A la primera de mis preguntas respondió que los gobernantes ya no mandaban nada.
–¿Quién manda entonces? –pregunté.
–Los grandes poderes financieros. Ya no es el perro el que mueve la cola, sino la cola la que mueve al perro.
–¿Y usted le dice esto a los jefes de Estado o los presidentes con los que se reúne?
–Sí.
–¿Y qué le dicen?
–Me dan la razón, pero miran para otro lado. Cultivan la ilusión de volver a ser presidentes, no se atreven a pegarle al enemigo más fuerte que existe. Disimulan, pero somos juguetes.

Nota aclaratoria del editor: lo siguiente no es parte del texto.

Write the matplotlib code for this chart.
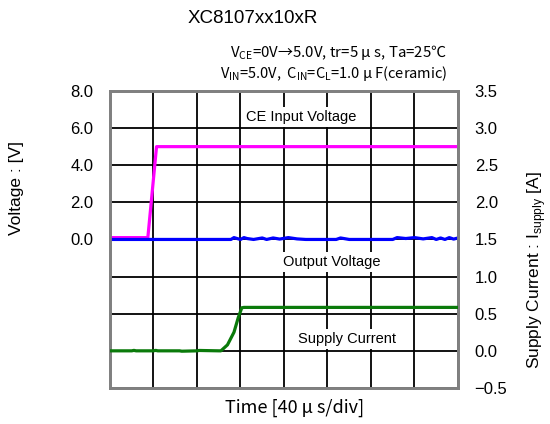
import numpy as np
import matplotlib
matplotlib.use("Agg")
import matplotlib.pyplot as plt
from matplotlib.ticker import FuncFormatter

plt.rcParams['font.family'] = ['Liberation Sans', 'Noto Sans CJK JP', 'DejaVu Sans']
JP = ['Noto Sans CJK JP', 'DejaVu Sans']

# time in divisions (40 us/div)
ce_t = [0.0, 0.87, 1.07, 8.0]
ce_v = [0.1, 0.1, 5.0, 5.0]

out_t = [0.0, 2.78, 2.85, 2.92, 3.0, 3.08, 3.15, 3.3, 3.5, 3.6, 3.75, 3.9, 4.1, 4.3, 4.5,
         5.2, 5.3, 5.5, 6.5, 6.6, 6.8, 7.0, 7.2, 7.4, 7.5, 7.6, 7.7, 7.8, 7.9, 8.0]
out_v = [0.0, 0.0, 0.1, 0.05, 0.0, 0.1, 0.05, 0.0, 0.08, 0.0, 0.08, 0.02, 0.1, 0.03, 0.0,
         0.0, 0.08, 0.0, 0.0, 0.1, 0.05, 0.1, 0.03, 0.1, 0.0, 0.08, 0.0, 0.1, 0.02, 0.08]

cur_t = [0.0, 0.5, 0.55, 0.6, 1.0, 1.05, 1.1, 1.6, 1.65, 2.0, 2.05, 2.5, 2.55, 2.7, 2.85, 2.95, 3.03, 3.08, 8.0]
cur_i = [0.0, 0.0, 0.006, 0.0, 0.0, 0.006, 0.0, 0.0, -0.005, 0.0, 0.005, 0.0, 0.0, 0.08, 0.25, 0.45, 0.58, 0.585, 0.585]

fig = plt.figure(figsize=(5.5, 4.24), dpi=100)
ax = fig.add_axes([0.2, 0.085, 0.6327, 0.7005])
ax2 = ax.twinx()

ax.set_xlim(0, 8)
ax.set_ylim(-8, 8)
ax2.set_ylim(-0.5, 3.5)
ax.set_xticks(np.arange(0, 9, 1))
ax.set_yticks(np.arange(-8, 9, 2))
ax2.set_yticks(np.arange(-0.5, 3.6, 0.5))
ax.xaxis.set_ticklabels([])
ax.yaxis.set_major_formatter(FuncFormatter(lambda v, p: f"{v:.1f}" if v >= 0 else ""))
ax2.yaxis.set_major_formatter(FuncFormatter(lambda v, p: f"{v:.1f}".replace("-", "\u2212")))
ax.tick_params(axis='both', length=0, labelsize=12, pad=12)
ax2.tick_params(axis='y', length=0, labelsize=12, pad=12)
ax.grid(True, color='black', lw=1.3)
ax.set_axisbelow(True)
for a in (ax, ax2):
    for s in a.spines.values():
        s.set_color('#808080')
        s.set_linewidth(2)

ax.plot(ce_t, ce_v, color='#ff00ff', lw=2.3, zorder=3)
ax.plot(out_t, out_v, color='#0000ff', lw=2.3, zorder=3)
ax2.plot(cur_t, cur_i, color='#0a7a0a', lw=2.3, zorder=3)

box = dict(facecolor='white', edgecolor='none', pad=2)
ax.text(4.4, 6.6, "CE Input Voltage", ha='center', va='center', fontsize=10.5, bbox=box, zorder=4)
ax.text(5.1, -1.2, "Output Voltage", ha='center', va='center', fontsize=10.5, bbox=box, zorder=4)
ax.text(5.44, -5.35, "Supply Current", ha='center', va='center', fontsize=10.5, bbox=box, zorder=4)

fig.text(0.46, 0.957, "XC8107xx10xR", ha='center', va='center', fontsize=13.5)
fig.text(0.813, 0.877, "V$_{\\mathregular{CE}}$=0V\u21925.0V, tr=5 \u03bc s, Ta=25\u2103",
         ha='right', va='center', fontsize=10.8, family=JP)
fig.text(0.813, 0.827, "V$_{\\mathregular{IN}}$=5.0V,  C$_{\\mathregular{IN}}$=C$_{\\mathregular{L}}$=1.0 \u03bc F(ceramic)",
         ha='right', va='center', fontsize=10.5, family=JP)

fig.text(0.03, 0.557, "Voltage : [V]", rotation=90, ha='center', va='center', fontsize=12.5)
fig.text(0.976, 0.363, "Supply Current : I$_{\\mathregular{supply}}$ [A]", rotation=90,
         ha='center', va='center', fontsize=12.5)
fig.text(0.536, 0.037, "Time [40 \u03bc s/div]", ha='center', va='center', fontsize=13, family=JP)

fig.savefig("out.png", dpi=100)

–¿Cómo ha logrado gobernar durante casi cinco años siendo consciente de esas limitaciones?
–Este es un paisito muy especial. Más del 50% del movimiento bancario está en manos del Estado. A los uruguayos nos educan en que, cuando tenemos un peso, tenemos que ir al Banco de la República, que es el banco del Estado. Y no es que nos trate bien, solo falta que nos peguen, pero tenemos confianza en él. La banca privada es débil.
–Todos los sectores estratégicos de Uruguay están nacionalizados.
–No me eche la culpa a mí. Cuando yo nací, ya estaba todo así, es una construcción de la historia.
Mientras hablamos, y como la puerta se ha quedado abierta, por el calor, entra Manuela, entra un galgo cojo, entra otro perro de raza indefinida, todos nos huelen, nos piden caricias, creo que entra un gato también que se frota el lomo contra mis piernas, las moscas zumban excitadas… Fuera, mezclado con el ruido de la lluvia, se escucha de vez en cuando un alboroto de gallos. Observo a Mujica y me parece que va y viene dentro de sí mismo, como si tuviera una trastienda en la cabeza. Cuando regresa de la parte de atrás, se asoma al mundo con un punto de cortesía y otro de malicia. Me pregunto qué interés podemos despertarle este par de españoles. Me pregunto también si sus respuestas son tan mecánicas como mis preguntas. Dice que Uruguay es un país rico venido a menos, que se echó a dormir cerca de la década de los sesenta, tras salir campeones del mundo en Maracaná.
–Cincuenta años de nostalgia –añade.